» The task:
Return the material exactly, first line through the line containing "(10,9) -- (1250,9);", and nothing more. Pictures stay out.

>>>

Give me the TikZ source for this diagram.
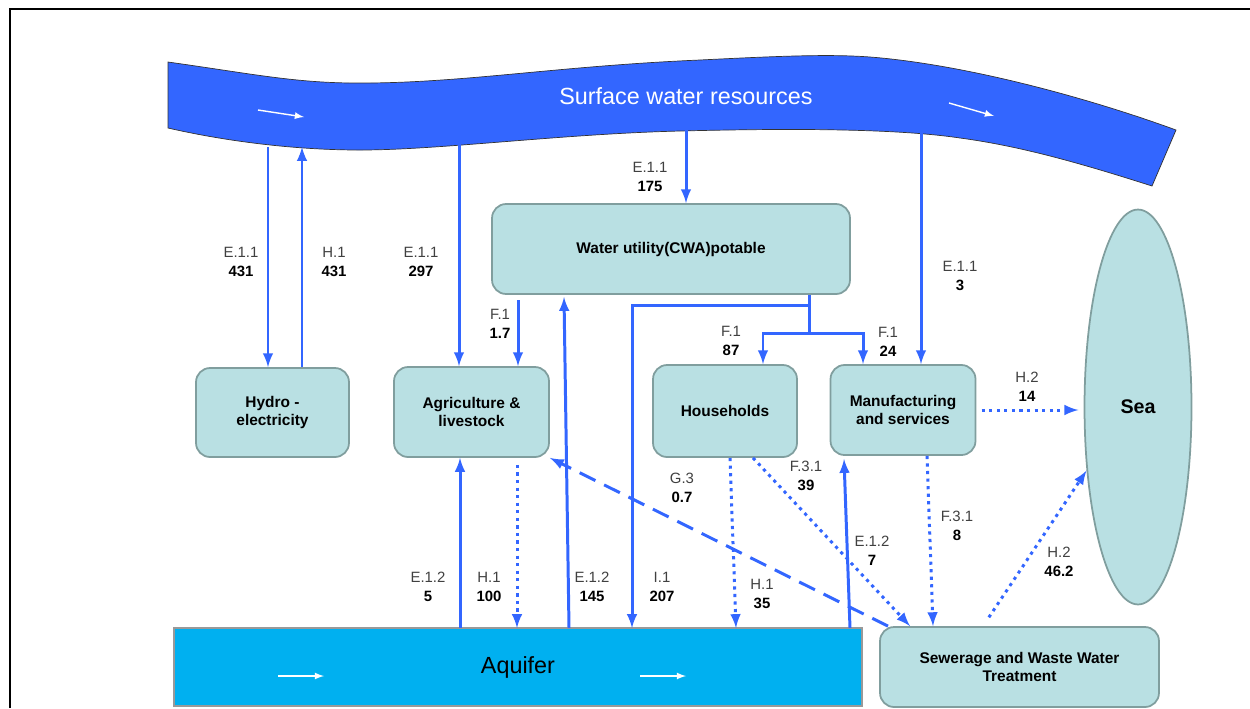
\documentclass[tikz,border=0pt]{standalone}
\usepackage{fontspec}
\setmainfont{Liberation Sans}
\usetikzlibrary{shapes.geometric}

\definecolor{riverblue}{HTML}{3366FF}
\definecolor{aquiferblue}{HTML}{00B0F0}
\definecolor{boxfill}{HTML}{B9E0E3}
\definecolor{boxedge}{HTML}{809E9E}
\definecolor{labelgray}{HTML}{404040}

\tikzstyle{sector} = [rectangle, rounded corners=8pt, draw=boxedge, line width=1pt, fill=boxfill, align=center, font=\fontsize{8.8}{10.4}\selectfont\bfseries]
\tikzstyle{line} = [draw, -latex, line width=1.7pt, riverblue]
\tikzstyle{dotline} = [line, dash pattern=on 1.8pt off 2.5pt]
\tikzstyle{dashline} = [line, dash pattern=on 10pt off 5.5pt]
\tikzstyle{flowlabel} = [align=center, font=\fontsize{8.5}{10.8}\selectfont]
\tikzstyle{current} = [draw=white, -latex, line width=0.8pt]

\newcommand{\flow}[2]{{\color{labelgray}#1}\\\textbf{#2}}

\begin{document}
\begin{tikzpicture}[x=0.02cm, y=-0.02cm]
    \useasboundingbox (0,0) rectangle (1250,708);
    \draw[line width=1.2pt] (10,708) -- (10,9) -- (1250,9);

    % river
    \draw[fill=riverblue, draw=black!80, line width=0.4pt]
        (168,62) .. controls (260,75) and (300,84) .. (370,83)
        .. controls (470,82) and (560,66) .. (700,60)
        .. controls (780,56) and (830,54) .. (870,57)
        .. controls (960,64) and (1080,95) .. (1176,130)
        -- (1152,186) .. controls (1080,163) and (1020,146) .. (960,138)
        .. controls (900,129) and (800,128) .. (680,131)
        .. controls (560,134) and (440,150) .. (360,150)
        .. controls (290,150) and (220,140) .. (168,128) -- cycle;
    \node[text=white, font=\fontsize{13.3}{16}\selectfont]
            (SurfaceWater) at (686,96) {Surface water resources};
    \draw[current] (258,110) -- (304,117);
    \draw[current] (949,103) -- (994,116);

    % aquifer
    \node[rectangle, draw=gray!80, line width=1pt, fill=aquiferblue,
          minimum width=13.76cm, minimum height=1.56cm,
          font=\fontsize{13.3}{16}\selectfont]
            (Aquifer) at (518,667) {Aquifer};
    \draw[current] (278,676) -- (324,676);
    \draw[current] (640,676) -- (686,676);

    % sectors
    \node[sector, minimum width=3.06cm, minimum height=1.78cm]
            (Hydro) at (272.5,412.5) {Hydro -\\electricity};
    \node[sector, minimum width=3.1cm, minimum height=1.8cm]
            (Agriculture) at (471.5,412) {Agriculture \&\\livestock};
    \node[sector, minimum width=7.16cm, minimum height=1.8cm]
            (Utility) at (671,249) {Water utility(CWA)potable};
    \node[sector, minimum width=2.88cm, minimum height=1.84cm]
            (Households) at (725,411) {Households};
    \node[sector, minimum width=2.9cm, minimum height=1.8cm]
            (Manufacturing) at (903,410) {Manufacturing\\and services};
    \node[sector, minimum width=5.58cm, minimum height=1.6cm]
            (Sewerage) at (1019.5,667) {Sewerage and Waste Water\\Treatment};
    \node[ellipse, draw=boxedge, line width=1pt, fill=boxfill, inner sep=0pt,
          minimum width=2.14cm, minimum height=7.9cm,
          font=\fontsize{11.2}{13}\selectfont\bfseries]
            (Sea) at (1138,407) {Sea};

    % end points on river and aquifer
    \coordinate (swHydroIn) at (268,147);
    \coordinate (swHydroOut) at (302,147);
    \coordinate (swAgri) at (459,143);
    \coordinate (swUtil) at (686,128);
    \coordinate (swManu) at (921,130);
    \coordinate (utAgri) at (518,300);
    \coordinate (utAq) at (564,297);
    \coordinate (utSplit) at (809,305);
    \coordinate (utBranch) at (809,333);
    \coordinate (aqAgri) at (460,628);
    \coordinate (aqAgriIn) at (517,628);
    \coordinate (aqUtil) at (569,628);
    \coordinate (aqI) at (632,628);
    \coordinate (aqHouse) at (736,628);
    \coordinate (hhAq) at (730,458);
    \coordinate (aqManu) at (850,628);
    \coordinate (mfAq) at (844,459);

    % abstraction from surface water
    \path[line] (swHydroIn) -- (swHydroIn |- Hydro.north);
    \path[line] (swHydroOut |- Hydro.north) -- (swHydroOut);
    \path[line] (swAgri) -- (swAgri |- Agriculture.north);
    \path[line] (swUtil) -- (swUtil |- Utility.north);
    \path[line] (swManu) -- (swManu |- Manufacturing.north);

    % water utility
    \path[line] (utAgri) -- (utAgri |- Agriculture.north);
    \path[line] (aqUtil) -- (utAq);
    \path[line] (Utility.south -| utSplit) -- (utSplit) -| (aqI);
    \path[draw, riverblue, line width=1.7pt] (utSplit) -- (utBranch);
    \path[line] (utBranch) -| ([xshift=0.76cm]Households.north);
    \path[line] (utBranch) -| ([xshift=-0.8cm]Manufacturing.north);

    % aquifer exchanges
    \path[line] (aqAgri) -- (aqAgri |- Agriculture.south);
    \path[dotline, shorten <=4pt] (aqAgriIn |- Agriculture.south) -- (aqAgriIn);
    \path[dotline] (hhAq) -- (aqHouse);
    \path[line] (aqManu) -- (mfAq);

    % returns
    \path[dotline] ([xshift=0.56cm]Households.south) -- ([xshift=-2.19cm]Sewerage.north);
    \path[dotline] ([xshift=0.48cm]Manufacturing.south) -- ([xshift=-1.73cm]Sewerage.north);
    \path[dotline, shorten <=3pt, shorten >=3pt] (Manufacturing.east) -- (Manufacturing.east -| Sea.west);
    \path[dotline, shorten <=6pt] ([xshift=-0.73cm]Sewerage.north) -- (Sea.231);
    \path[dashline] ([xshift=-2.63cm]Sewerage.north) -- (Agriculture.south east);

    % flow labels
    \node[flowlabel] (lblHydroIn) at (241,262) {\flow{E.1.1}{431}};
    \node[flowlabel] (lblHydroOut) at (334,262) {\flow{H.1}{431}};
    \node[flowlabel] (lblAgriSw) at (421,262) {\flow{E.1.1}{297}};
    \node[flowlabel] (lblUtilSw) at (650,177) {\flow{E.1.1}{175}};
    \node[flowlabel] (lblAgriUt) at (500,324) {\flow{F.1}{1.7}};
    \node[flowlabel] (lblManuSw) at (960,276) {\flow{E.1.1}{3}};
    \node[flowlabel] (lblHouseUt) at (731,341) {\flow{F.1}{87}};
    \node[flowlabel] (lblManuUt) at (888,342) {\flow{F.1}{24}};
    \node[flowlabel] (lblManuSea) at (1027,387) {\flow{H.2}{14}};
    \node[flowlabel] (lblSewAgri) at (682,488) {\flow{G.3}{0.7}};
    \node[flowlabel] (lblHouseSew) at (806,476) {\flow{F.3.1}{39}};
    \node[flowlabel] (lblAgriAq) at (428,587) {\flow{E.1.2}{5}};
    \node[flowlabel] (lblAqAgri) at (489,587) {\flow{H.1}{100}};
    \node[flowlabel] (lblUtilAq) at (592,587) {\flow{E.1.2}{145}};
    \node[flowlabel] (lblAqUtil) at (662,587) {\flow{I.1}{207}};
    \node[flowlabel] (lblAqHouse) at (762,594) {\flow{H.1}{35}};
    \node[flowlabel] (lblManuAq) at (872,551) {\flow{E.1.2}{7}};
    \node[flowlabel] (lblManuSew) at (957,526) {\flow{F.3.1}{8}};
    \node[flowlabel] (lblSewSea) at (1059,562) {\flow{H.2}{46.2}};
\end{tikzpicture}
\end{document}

<<<

» Task solution:
Give me the TikZ source for this diagram.
\documentclass[tikz,border=0pt]{standalone}
\usepackage{fontspec}
\setmainfont{Liberation Sans}
\usetikzlibrary{shapes.geometric}

\definecolor{riverblue}{HTML}{3366FF}
\definecolor{aquiferblue}{HTML}{00B0F0}
\definecolor{boxfill}{HTML}{B9E0E3}
\definecolor{boxedge}{HTML}{809E9E}
\definecolor{labelgray}{HTML}{404040}

\tikzstyle{sector} = [rectangle, rounded corners=8pt, draw=boxedge, line width=1pt, fill=boxfill, align=center, font=\fontsize{8.8}{10.4}\selectfont\bfseries]
\tikzstyle{line} = [draw, -latex, line width=1.7pt, riverblue]
\tikzstyle{dotline} = [line, dash pattern=on 1.8pt off 2.5pt]
\tikzstyle{dashline} = [line, dash pattern=on 10pt off 5.5pt]
\tikzstyle{flowlabel} = [align=center, font=\fontsize{8.5}{10.8}\selectfont]
\tikzstyle{current} = [draw=white, -latex, line width=0.8pt]

\newcommand{\flow}[2]{{\color{labelgray}#1}\\\textbf{#2}}

\begin{document}
\begin{tikzpicture}[x=0.02cm, y=-0.02cm]
    \useasboundingbox (0,0) rectangle (1250,708);
    \draw[line width=1.2pt] (10,708) -- (10,9) -- (1250,9);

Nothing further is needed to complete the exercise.